Figure 1: Core CPI Inflation Again Surprising to the Downside

Source; Stats Sweden & CE estimates – 3-mth seas adjusted m/m chg
Surprising hardly anyone, the Riksbank (again) kept policy on hold with the key rate left at 1.75%. However, what was more important was if and how the Board changed its rhetoric. In this regard, it did not repeat its (March) assertion of no change for some time to come or that amid Middle East conflict making the forecast very uncertain, it would adjust monetary policy if the outlook for inflation and economic activity so requires – this presumably suggesting a move in either direction. Indeed, its scenario analysis offered last in March had an outlook of a more significant fall-out from the war causing higher inflation requiring higher rates but alongside an alternative in which rates need to be eased further due to lower inflation. The latter is all the more notable given the repeated downside CPI outcomes see of late, with the drop in the just-released flash numbers for April only partly a result of the temporary cut in VAT on food. Indeed, even excluding food and energy as is evident in our calculated ‘core’ measure (Figure 1) this suggests underlying price dynamics of close to zero. Regardless, the Board has developed a tightening bias, presumably on the fact that the Iran conflict has proved more durable than it previously thought/hoped. In fact, it may even have hiked at this juncture, or given a more explicit tightening bias but could not do given the downside surprises in both recent CPI and real economy data.
Otherwise and as we have suggested repeatedly, the current 2.2% Riksbank GDP projection for this year made in March is increasingly optimistic, possibly by a factor of two, not least after what seems to have been a clear q/q drop in Q1. In this regard, the real economy backdrop is still puzzling and meriting more of a reassessment. But the outlook is even more puzzling given that GDP growth would have to average nearly 4% annualized in the rest if the year to get to the Riksbank outlook. Despite an apparent 2%-plus GDP jump in the last three quarters if 2025 (twice Riksbank thinking), the economy still looks soggy, not least in the labor market. Admittedly, much of the recent rise in unemployment to around 9% of late looks to be a result of increased participation, but does this reflect a need by households to boost what have been damaged (real) incomes; if so then there may be little respite with the rate staying around current levels for at least the rest of this year.

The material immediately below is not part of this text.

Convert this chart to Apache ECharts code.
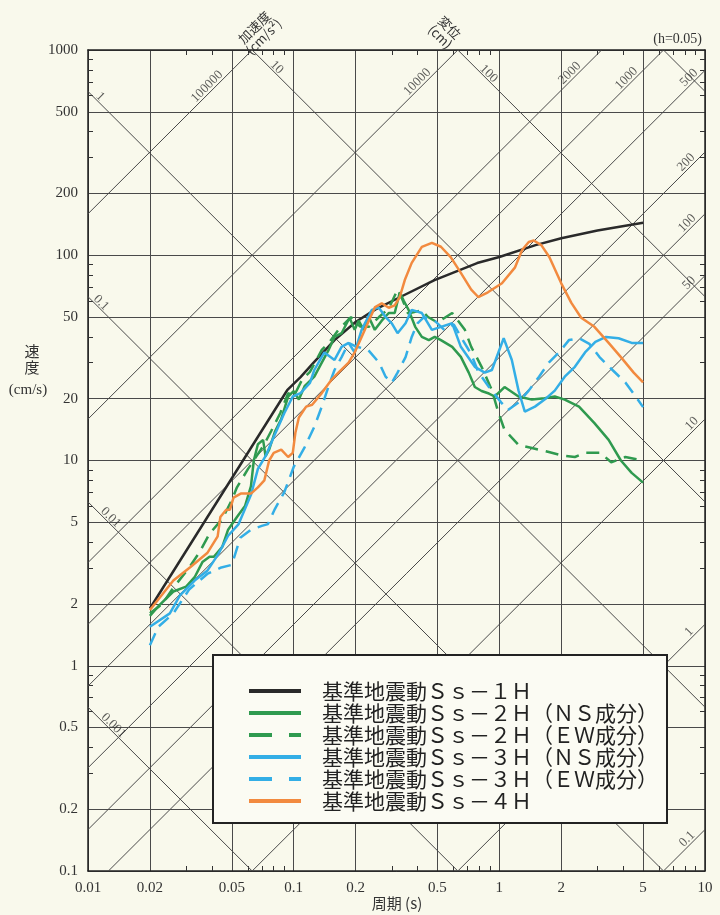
<!DOCTYPE html>
<html><head><meta charset="utf-8">
<script src="https://cdn.jsdelivr.net/npm/echarts@6/dist/echarts.min.js"></script>
<style>html,body{margin:0;padding:0;background:#f9f9ec}#c{width:720px;height:915px}</style>
</head><body><div id="c"></div>
<script>
// ---------- axis ticks ----------
const xMajor = [0.01,0.02,0.05,0.1,0.2,0.5,1,2,5,10];
const xMinor = [0.03,0.04,0.06,0.07,0.08,0.09,0.3,0.4,0.6,0.7,0.8,0.9,3,4,6,7,8,9];
const yMajor = [0.1,0.2,0.5,1,2,5,10,20,50,100,200,500,1000];
const yMinor = [0.3,0.4,0.6,0.7,0.8,0.9,3,4,6,7,8,9,30,40,60,70,80,90,300,400,600,700,800,900];
// ---------- tripartite guide lines ----------
const accelValues = [0.1,1,10,50,100,200,500,1000,2000,10000,100000];   // cm/s2
const dispValues  = [0.001,0.01,0.1,1,10,100,1000];                     // cm
const accelLabelValues = [100000,10000,2000,1000,500,200,100,50,10,1,0.1];
const accelLabelPeriods = [0.0417,0.439,2.42,4.57,9.2,8.9,9.0,9.2,9.5,9.2,9.0];
const dispLabelValues = [1,0.1,0.01,0.001,10,100];
const dispLabelPeriods = [0.0106,0.0107,0.0119,0.0123,0.0764,0.82];
// ---------- series names ----------
const seriesNames = [
  '基準地震動Ｓｓ－１Ｈ',
  '基準地震動Ｓｓ－２Ｈ（ＮＳ成分）',
  '基準地震動Ｓｓ－２Ｈ（ＥＷ成分）',
  '基準地震動Ｓｓ－３Ｈ（ＮＳ成分）',
  '基準地震動Ｓｓ－３Ｈ（ＥＷ成分）',
  '基準地震動Ｓｓ－４Ｈ'
];
// ---------- data: period (s) / velocity (cm/s) ----------
const ss1T = [0.02,0.093,0.108,0.125,0.158,0.2,0.25,0.33,0.484,0.78,1.0,1.5,2.0,3.0,5.0];
const ss1V = [1.9,22,25.5,30,38.6,47.3,54.5,62.6,75.7,91.6,98,112,121,132,144];

const ss2nsT = [0.02,0.022,0.026,0.03,0.033,0.036,0.039,0.041,0.045,0.048,0.053,0.058,0.062,0.064,0.067,0.071,0.073,0.076,0.081,0.087,0.094,0.1,0.106,0.113,0.126,0.137,0.148,0.158,0.171,0.187,0.198,0.207,0.219,0.232,0.248,0.268,0.29,0.31,0.328,0.343,0.362,0.39,0.42,0.454,0.485,0.52,0.59,0.65,0.71,0.76,0.82,0.89,0.95,1.06,1.24,1.44,1.66,1.86,2.08,2.44,2.9,3.4,3.9,4.4,5.0];
const ss2nsV = [1.75,1.95,2.3,2.43,2.7,3.2,3.4,3.4,3.8,4.6,5.3,6.0,7.5,10.0,12.0,12.6,10.5,11.3,13.8,15.9,20.5,21.8,19.8,23,25.6,30,34.6,40,41.7,49.6,43.3,48,43.3,50,43.3,48,52.3,52.3,66,60,54.2,44.8,40,38.6,40,38.6,35.8,32,26.8,22.8,21.8,21.2,20.5,22.8,20.5,19.8,20.1,20.5,19.8,18.3,15.2,12.6,10,8.7,7.8];

const ss2ewT = [0.02,0.023,0.026,0.031,0.035,0.039,0.045,0.05,0.053,0.06,0.066,0.072,0.078,0.086,0.094,0.1,0.11,0.12,0.137,0.15,0.165,0.19,0.21,0.232,0.26,0.29,0.32,0.335,0.36,0.39,0.42,0.45,0.5,0.55,0.59,0.63,0.68,0.73,0.82,0.92,0.99,1.06,1.24,1.44,1.74,2.0,2.33,2.61,3.1,3.5,4.1,5.0];
const ss2ewV = [1.8,2.0,2.4,3.0,3.6,4.4,5.2,6.4,7.4,9.1,10.5,12,14,17,21.3,20.5,24.8,27,34.6,38,43.3,50,45,44.8,50,55,68,62,52,53,54,50,47,50,52.3,48,43.3,35.8,28.6,22,17.1,14.1,11.9,11.5,11.0,10.6,10.4,10.9,10.9,9.8,10.4,10.0];

const ss3nsT = [0.02,0.025,0.028,0.033,0.038,0.043,0.048,0.054,0.062,0.067,0.073,0.08,0.09,0.099,0.108,0.12,0.126,0.141,0.158,0.171,0.185,0.198,0.214,0.24,0.259,0.28,0.3,0.32,0.35,0.375,0.42,0.47,0.52,0.59,0.65,0.76,0.85,0.92,1.05,1.15,1.24,1.33,1.49,1.66,1.86,2.08,2.33,2.61,2.93,3.3,3.8,4.4,5.0];
const ss3nsV = [1.55,1.8,2.2,2.6,2.9,3.5,4.3,4.9,6.8,9.1,10.5,13.0,17,20.5,21.3,23.9,27.6,33.6,30.9,35.8,37.4,33.6,43.3,54.2,55.7,50,46.6,41.7,46.6,54.2,52.3,43.3,44.8,46.6,35.8,28.6,26.8,27.6,39.4,30.9,21.9,17.3,18.3,19.8,21.9,25.6,28.6,33.6,37.8,40,39.4,37.4,37.4];

const ss3ewT = [0.02,0.022,0.026,0.031,0.038,0.044,0.05,0.055,0.062,0.07,0.075,0.081,0.09,0.1,0.113,0.126,0.137,0.15,0.158,0.171,0.185,0.2,0.23,0.26,0.28,0.3,0.32,0.35,0.375,0.4,0.43,0.485,0.54,0.6,0.65,0.73,0.79,0.89,1.02,1.1,1.24,1.39,1.56,1.74,1.95,2.18,2.44,2.74,3.07,3.55,4.1,4.6,5.0];
const ss3ewV = [1.26,1.55,1.8,2.35,2.8,3.0,3.1,4.2,4.6,4.8,4.9,5.8,7.0,9.3,11.6,14.6,18.3,24,27.6,31.9,37.4,36,34.6,30,25.6,23.9,26.8,31.9,40,46.6,50,48,43.3,46,40,33,27,22.8,19.2,17.6,19.2,21.9,25.6,30,33.6,38.6,39.4,37,31.9,27.6,24,20.5,18.2];

const ss4T = [0.02,0.026,0.0315,0.038,0.0427,0.044,0.047,0.049,0.051,0.0553,0.062,0.067,0.072,0.076,0.08,0.087,0.094,0.099,0.102,0.106,0.115,0.123,0.137,0.153,0.165,0.185,0.198,0.214,0.232,0.248,0.268,0.29,0.31,0.328,0.347,0.375,0.42,0.47,0.52,0.58,0.65,0.73,0.79,0.88,1.03,1.19,1.29,1.39,1.47,1.6,1.75,2.0,2.24,2.5,2.9,3.4,3.9,4.5,5.0];
const ss4V = [1.87,2.6,3.03,3.54,4.27,5.3,5.76,5.76,6.6,6.9,6.9,7.4,8.0,10,10.9,11.3,10.4,10.9,13.7,16.2,18.3,18.7,21.3,24.8,26.8,30,33.6,40,48,55.7,58.4,55.5,57,62.6,75.7,91.8,109.8,115,110,98,82,68,62.6,66,73.1,87,106,116,118,112,98,73,58.6,49.6,44.8,37.4,31.9,26.8,24.0];

// ---------- build ----------
const X_MIN = 0.01, X_MAX = 10, Y_MIN = 0.1, Y_MAX = 1000;
const SERIF = "'Liberation Serif','DejaVu Serif',serif";
const CJK = "'Noto Sans CJK JP','Noto Sans CJK SC',sans-serif";
const GRID_C = '#4a4a4a';
const zip = (a, b) => a.map((t, i) => [t, b[i]]);
const nearest = (list, v) => list.reduce((p, c) => Math.abs(Math.log(c / v)) < Math.abs(Math.log(p / v)) ? c : p);

function accelSeg(A) {
  const k = A / (2 * Math.PI);
  const t1 = Math.max(X_MIN, Y_MIN / k), t2 = Math.min(X_MAX, Y_MAX / k);
  return t1 < t2 ? [[t1, k * t1], [t2, k * t2]] : null;
}
function dispSeg(D) {
  const c = 2 * Math.PI * D;
  const t1 = Math.max(X_MIN, c / Y_MAX), t2 = Math.min(X_MAX, c / Y_MIN);
  return t1 < t2 ? [[t1, c / t1], [t2, c / t2]] : null;
}
const guideSeries = [];
accelValues.forEach(a => { const s = accelSeg(a); if (s) guideSeries.push(s); });
dispValues.forEach(d => { const s = dispSeg(d); if (s) guideSeries.push(s); });

const labelPoints = [];
accelLabelValues.forEach((a, i) => {
  const T = accelLabelPeriods[i];
  labelPoints.push({ value: [T, a * T / (2 * Math.PI)], label: { formatter: String(a), rotate: 45, offset: [-6, -6] } });
});
dispLabelValues.forEach((d, i) => {
  const T = dispLabelPeriods[i];
  labelPoints.push({ value: [T, 2 * Math.PI * d / T], label: { formatter: String(d), rotate: -45, offset: [5, -5] } });
});

const colors = ['#2a2a2a', '#2f9a4f', '#2f9a4f', '#33aee6', '#33aee6', '#f28a3f'];
const dashed = [false, false, true, false, true, false];
const dataPairs = [zip(ss1T, ss1V), zip(ss2nsT, ss2nsV), zip(ss2ewT, ss2ewV), zip(ss3nsT, ss3nsV), zip(ss3ewT, ss3ewV), zip(ss4T, ss4V)];

const series = [];
guideSeries.forEach(seg => series.push({
  type: 'line', data: seg, symbol: 'none', silent: true, z: 1,
  lineStyle: { color: GRID_C, width: 1 }, animation: false
}));
series.push({
  type: 'scatter', data: labelPoints, symbolSize: 0, silent: true, z: 1,
  label: { show: true, position: 'inside', color: '#333', fontFamily: SERIF, fontSize: 13 }
});
seriesNames.forEach((name, i) => series.push({
  name, type: 'line', data: dataPairs[i], symbol: 'none', z: 2,
  lineStyle: { color: colors[i], width: 2.5, type: dashed[i] ? [13, 8] : 'solid' },
  itemStyle: { color: colors[i] }
}));

function logAxis(extra) {
  return Object.assign({ type: 'log', logBase: 10, splitLine: { show: false }, axisLabel: { show: false } }, extra);
}
const minorTick = (vals) => ({ show: true, inside: true, length: 5, customValues: vals, lineStyle: { color: '#333', width: 1 } });

const option = {
  backgroundColor: '#f9f9ec',
  animation: false,
  grid: { left: 88, right: 15, top: 50, bottom: 44, containLabel: false, outerBoundsMode: 'none' },
  xAxis: [
    logAxis({ min: X_MIN, max: X_MAX, position: 'bottom',
      axisLine: { show: true, lineStyle: { color: '#222', width: 1.5 } },
      axisTick: { show: false, customValues: xMajor },
      axisLabel: { show: true, customValues: xMajor, margin: 10, color: '#333', fontFamily: SERIF, fontSize: 15,
        formatter: v => String(nearest(xMajor, v)) },
      splitLine: { show: true, lineStyle: { color: GRID_C, width: 1 } } }),
    logAxis({ min: X_MIN, max: X_MAX, position: 'bottom', axisLine: { show: false }, axisTick: minorTick(xMinor) }),
    logAxis({ min: X_MIN, max: X_MAX, position: 'top', axisLine: { show: true, lineStyle: { color: '#222', width: 1.5 } }, axisTick: minorTick(xMinor) })
  ],
  yAxis: [
    logAxis({ min: Y_MIN, max: Y_MAX, position: 'left',
      axisLine: { show: true, lineStyle: { color: '#222', width: 1.5 } },
      axisTick: { show: false, customValues: yMajor },
      axisLabel: { show: true, customValues: yMajor, margin: 10, color: '#333', fontFamily: SERIF, fontSize: 15,
        formatter: v => String(nearest(yMajor, v)) },
      splitLine: { show: true, lineStyle: { color: GRID_C, width: 1 } } }),
    logAxis({ min: Y_MIN, max: Y_MAX, position: 'left', axisLine: { show: false }, axisTick: minorTick(yMinor) }),
    logAxis({ min: Y_MIN, max: Y_MAX, position: 'right', axisLine: { show: true, lineStyle: { color: '#222', width: 1.5 } }, axisTick: minorTick(yMinor) })
  ],
  legend: {
    data: seriesNames.map((n, i) => ({ name: n, lineStyle: { width: 4, type: dashed[i] ? [23, 17] : 'solid' } })),
    orient: 'vertical', left: 247, top: 680, padding: 0,
    itemWidth: 52, itemHeight: 4, itemGap: 0, selectedMode: false,
    itemStyle: { opacity: 0 },
    textStyle: { fontFamily: CJK, fontSize: 21, lineHeight: 22, color: '#222', padding: [0, 0, 0, 16] }
  },
  graphic: [
    { type: 'rect', z: 3, shape: { x: 213, y: 655, width: 454, height: 168 },
      style: { fill: '#fbfbf3', stroke: '#222', lineWidth: 2 } },
    { type: 'text', z: 5, x: 397, y: 903, style: { text: '周期 (s)', fontFamily: CJK, fontSize: 15, fill: '#333', align: 'center', verticalAlign: 'middle' } },
    { type: 'text', z: 5, x: 32, y: 359, style: { text: '速\n度', fontFamily: CJK, fontSize: 15, lineHeight: 16, fill: '#333', align: 'center', verticalAlign: 'middle' } },
    { type: 'text', z: 5, x: 28, y: 390, style: { text: '(cm/s)', fontFamily: SERIF, fontSize: 15, fill: '#333', align: 'center', verticalAlign: 'middle' } },
    { type: 'text', z: 5, x: 259, y: 32, rotation: Math.PI / 4, style: { text: '加速度\n(cm/s²)', fontFamily: CJK, fontSize: 13, lineHeight: 13, fill: '#333', align: 'center', verticalAlign: 'middle' } },
    { type: 'text', z: 5, x: 445, y: 32, rotation: -Math.PI / 4, style: { text: '変位\n(cm)', fontFamily: CJK, fontSize: 13, lineHeight: 13, fill: '#333', align: 'center', verticalAlign: 'middle' } },
    { type: 'text', z: 5, x: 702, y: 39, style: { text: '(h=0.05)', fontFamily: SERIF, fontSize: 14, fill: '#333', align: 'right', verticalAlign: 'middle' } }
  ],
  series
};
const chart = echarts.init(document.getElementById('c'), null, { renderer: 'canvas' });
chart.setOption(option);
</script>
</body></html>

It is against this background where we now see a GDP growth outcome nearer 1.2% for this year, with weaker exports causing clear damage that, alongside the likely Q1 drop. Helped by fiscal policy and the anticipated fall back in energy prices we see GDP growth outcome nearer 1.7% next year. This very much suggests a negative output gap, at least until 2028.
As a result, the Board’s previous pointer of no change for some time to come is likely to be met and maybe with a clearer downside risks than upper. More likely, we still do not see any looming policy reversal, as we see this current policy rate (1.75%) staying in place through 2027, ie a little longer than the Riksbank which envisaged the first hike probably at end 2026.